I’ve casually called myself a Luddite when expressing general frustration with social media or internet culture, but as it turns out, you can’t intelligently discuss what most people think of as an anti-technology movement without understanding the role of technology in capitalism, and vice versa.
At the end of Part 1, I was badgering Tarnoff to speculate on which technologies ought to be preserved even in a Luddite world, and which ones ought to go the way of the mills the original Luddites destroyed. Arguing for a more nuanced approach to the topic, Tarnoff offered the disability rights movement as an example of the approach he hopes will be taken by an emerging class of tech socialists.
TechCrunch: The Americans with Disability Act has been a very powerful body of legislation that has basically forced us to use our technological might to create physical infrastructure, including elevators, buses, vans, the day-to-day machinery of our lives that allow people who otherwise wouldn’t be able to go places, do things, see things, experience things, to do so. And you’re saying one of the things that we could look at is more technology for that sort of thing, right?
Because I think a lot about how in this society, every single one of us walks around with the insecurity that, “there but for the grace of my health go I.” At any moment I could be injured, I could get sick, I could acquire a disability that’s going to limit my participation in society.
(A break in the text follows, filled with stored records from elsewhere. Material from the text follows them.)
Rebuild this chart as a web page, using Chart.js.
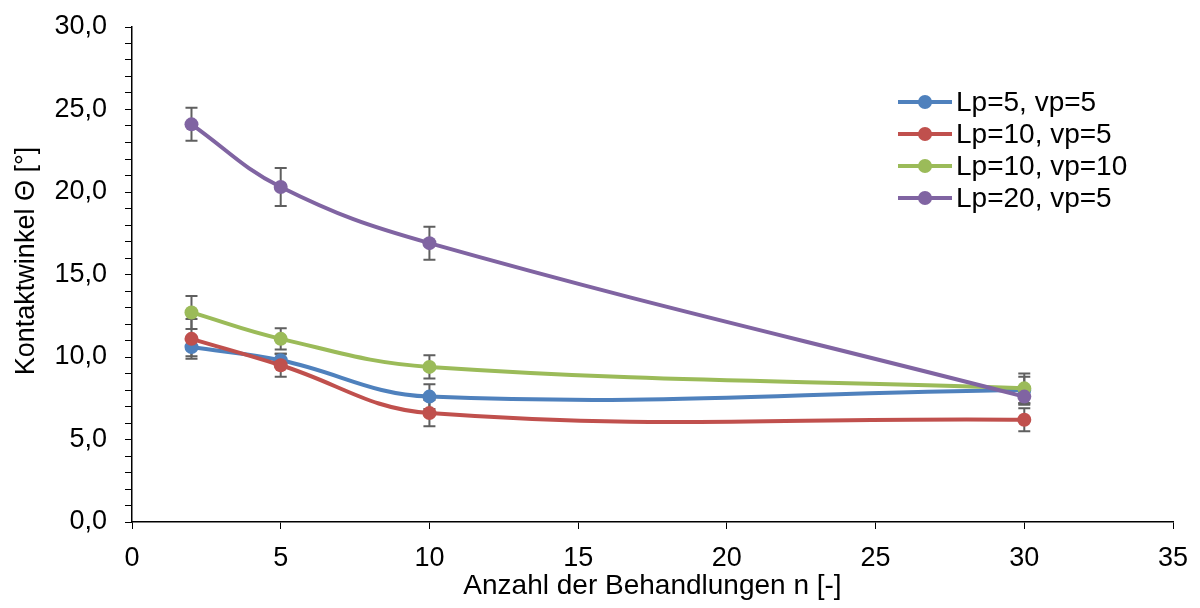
<!DOCTYPE html>
<html>
<head>
<meta charset="utf-8">
<script src="https://cdn.jsdelivr.net/npm/chart.js@4"></script>
<style>
  html, body { margin: 0; padding: 0; background: #fff; }
  #wrap { width: 1200px; height: 608px; }
</style>
</head>
<body>
<div id="wrap"><canvas id="chart" width="1200" height="608"></canvas></div>
<script>
// Daten
const behandlungen = [2, 5, 10, 30];
const seriesLabels = ['Lp=5, vp=5', 'Lp=10, vp=5', 'Lp=10, vp=10', 'Lp=20, vp=5'];
const lp5vp5 = [10.6, 9.8, 7.6, 8.0];
const lp5vp5Err = [0.55, 0.4, 0.75, 0.8];
const lp10vp5 = [11.1, 9.5, 6.6, 6.2];
const lp10vp5Err = [1.2, 0.7, 0.8, 0.7];
const lp10vp10 = [12.7, 11.1, 9.4, 8.1];
const lp10vp10Err = [1.0, 0.65, 0.7, 0.9];
const lp20vp5 = [24.1, 20.3, 16.9, 7.6];
const lp20vp5Err = [1.0, 1.15, 1.0, 0.5];
const colors = ['#4F81BD', '#C0504D', '#9BBB59', '#8064A2'];
const yTitle = 'Kontaktwinkel Θ [°]';
const xTitle = 'Anzahl der Behandlungen n [-]';

const values = [lp5vp5, lp10vp5, lp10vp10, lp20vp5];
const errors = [lp5vp5Err, lp10vp5Err, lp10vp10Err, lp20vp5Err];

const FONT = "'Liberation Sans', Arial, sans-serif";

const datasets = values.map((vals, i) => ({
    label: seriesLabels[i],
    data: behandlungen.map((x, j) => ({ x: x, y: vals[j] })),
    borderColor: colors[i],
    backgroundColor: colors[i],
    borderWidth: 4,
    pointRadius: 7,
    pointHoverRadius: 7,
    pointBorderWidth: 0,
    tension: 0.4,
    errors: errors[i],
    order: 4 - i
}));

// Fehlerbalken
const errorBars = {
    id: 'errorBars',
    beforeDatasetsDraw(chart) {
        const ctx = chart.ctx;
        const xs = chart.scales.x, ys = chart.scales.y;
        ctx.save();
        ctx.strokeStyle = '#5f5f5f';
        ctx.lineWidth = 2;
        chart.data.datasets.forEach(ds => {
            ds.data.forEach((p, j) => {
                const e = ds.errors[j];
                const px = xs.getPixelForValue(p.x);
                const top = ys.getPixelForValue(p.y + e);
                const bot = ys.getPixelForValue(p.y - e);
                ctx.beginPath();
                ctx.moveTo(px, top); ctx.lineTo(px, bot);
                ctx.moveTo(px - 6, top); ctx.lineTo(px + 6, top);
                ctx.moveTo(px - 6, bot); ctx.lineTo(px + 6, bot);
                ctx.stroke();
            });
        });
        ctx.restore();
    }
};

// Legende + y-Titel (Excel setzt den Titel etwas oberhalb der Mitte)
const lineLegend = {
    id: 'lineLegend',
    afterDraw(chart) {
        const ctx = chart.ctx;
        ctx.save();
        ctx.font = '28px ' + FONT;
        ctx.textBaseline = 'middle';
        chart.data.datasets.forEach((ds, i) => {
            const y = 102 + i * 32;
            ctx.strokeStyle = ds.borderColor;
            ctx.lineWidth = 4;
            ctx.beginPath();
            ctx.moveTo(898, y); ctx.lineTo(952, y);
            ctx.stroke();
            ctx.fillStyle = ds.borderColor;
            ctx.beginPath();
            ctx.arc(925, y, 7, 0, Math.PI * 2);
            ctx.fill();
            ctx.fillStyle = '#000';
            ctx.fillText(ds.label, 956, y + 1);
        });
        ctx.restore();

        ctx.save();
        ctx.translate(27, 261);
        ctx.rotate(-Math.PI / 2);
        ctx.font = '27px ' + FONT;
        ctx.textAlign = 'center';
        ctx.textBaseline = 'middle';
        ctx.fillStyle = '#000';
        ctx.fillText(yTitle, 0, 0);
        ctx.restore();
    }
};

new Chart(document.getElementById('chart'), {
    type: 'line',
    data: { datasets: datasets },
    plugins: [errorBars, lineLegend],
    options: {
        responsive: false,
        devicePixelRatio: 1,
        animation: false,
        layout: { padding: { left: 0, right: 27, top: 27, bottom: 0 } },
        plugins: {
            legend: { display: false },
            tooltip: { enabled: false }
        },
        scales: {
            x: {
                type: 'linear',
                min: 0,
                max: 35,
                afterFit: s => { s.height = 86; s.paddingLeft = 0; s.paddingRight = 0; },
                ticks: {
                    stepSize: 5,
                    padding: 13,
                    color: '#000',
                    font: { family: FONT, size: 27 }
                },
                grid: { drawOnChartArea: false, drawTicks: true, tickLength: 7, color: '#000' },
                border: { color: '#000', width: 1.5 },
                title: {
                    display: true,
                    text: xTitle,
                    color: '#000',
                    font: { family: FONT, size: 28 },
                    padding: { top: 0, bottom: 5 }
                }
            },
            y: {
                min: 0,
                max: 30,
                afterFit: s => { s.width = 132; s.paddingTop = 0; s.paddingBottom = 0; },
                ticks: {
                    stepSize: 1,
                    autoSkip: false,
                    padding: 18,
                    color: '#000',
                    font: { family: FONT, size: 27 },
                    callback: v => (v % 5 === 0 ? v.toFixed(1).replace('.', ',') : '')
                },
                grid: { drawOnChartArea: false, drawTicks: true, tickLength: 7, color: '#000' },
                border: { color: '#000', width: 1.5 }
            }
        }
    }
});
</script>
</body>
</html>
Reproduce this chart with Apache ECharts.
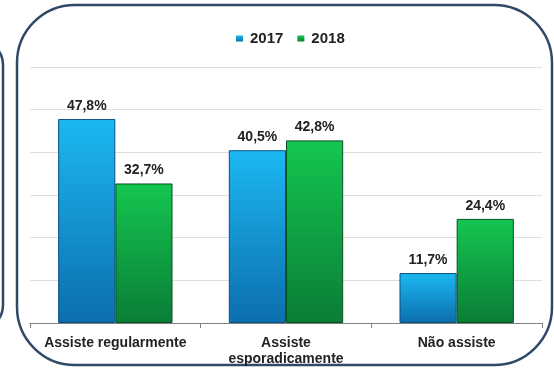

Ben Tarnoff: One of the phrases of the disability rights movement is, “nothing about us without us,” which perfectly encapsulates a more democratic approach to technology. What they’re saying is that if you’re an architect, if you’re an urban planner, if you’re a shopkeeper, whatever it is, you’re making design decisions that have the potential to seriously negatively impact a substantial portion of the population. In substantial ways [you could] restrict their democratic rights. Their access to space.